To make matters worse, we had a Prime Minister who had been firmly convinced we should stay in the EU, and she was now charged with taking us out. So the machinations began, behind closed doors in Brussels, or other European cities. Two years later, the so-called ‘best deal’ was presented, which amounts to us staying in the EU in all but our name on the paperwork. Mrs May went to Europe, and came back with their deal, already written down in a sealed envelope, presumably. Nobody likes or wants that deal, not even most of her own party. But it is being presented by her as the only deal on the table, and when she was told that it was not the deal the Leave voters wanted when they voted in the referendum, she may just as well have shrugged and said “So what?”, for all she cared.

So after a life time of voting, I can finally see that if I ever vote for something that does not suit those in power, it will be overturned. Not in a bombastic fashion that might actually cause disgruntled workers or revolutionaries to take to the streets, but in a superior, ‘We know better than you’ manner. Slyly showing us, with a knowing smile, that they will get their way, whatever the actual vote might have been.

That’s it then, I’m done with voting. Sorry to the Suffragettes, and everyone else that fought valiant struggles to get the vote for all adults over the age of eighteen. It might have been worth your trouble for a hundred years or so, but now it has become pointless, in this deceptive modern age.

Please feel free to turn in your graves.

A ‘No Deal’ Deal

Current mainstream opinion has it that everyone is no so tired of Brexit, that most people would just vote to stay in the EU, given the option again. I am not so sure about that, but I do appreciate how the constant bickering and endless reporting of ‘non-news’ about our departure has made Mr and Mrs Average sick and tired of the whole debacle.

Now Mrs May has come back with a deal that sounds as if it was dictated to her by the EU negotiators. As well as not really getting anything we asked for, we are told we will be be paying close to £60 BILLION for the privilege of not actually being allowed to leave on any of our own terms. I can remember this figure being closer to £15 billion back in 2016, so it seems inflation is worse than I thought.

And then there is Parliament. They are unlikely to vote to accept Mrs May’s (read the EU’s) deal, as nobody on either side of the argument thinks it has even the slightest merit. That leaves us with a leaving date, and a deal that is unacceptable to all parties, especially those of us that wanted to just leave with no negotiations in the first place. They say this could bring down the government, possibly forcing a leadership challenge for the Conservatives, perhaps even a snap General Election. Neither of those possibilities will solve anything, as a new prime minister, or a new party in power, would both still be facing the prospect of that ‘no-deal’ withdrawal next year.
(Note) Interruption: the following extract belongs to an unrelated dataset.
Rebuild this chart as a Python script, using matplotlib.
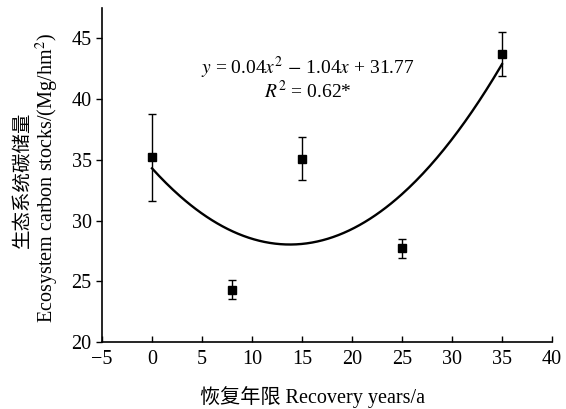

The Hard Right still want a Hard Brexit. At the other end of the political spectrum, the Hard Left also want a Hard Brexit. Everyone in between just wants it all to go away, and to never hear the awful made-up word Brexit again, for as long as they live. Theresa May has broken her promises, and shown obvious cowardice in the face of the EU. (For EU, read France and Germany) She reminds me of one of those ‘gentlemen’ who pays a dominatrix to cane them on the bum, whilst saying “More please, Mistress”.

But I had an idea. This could all contribute to the resurgence of a long-standing British theatrical tradition, The Farce.
I will be starting work on my new play, ‘Brexit: Too many bedroom doors’ forthwith.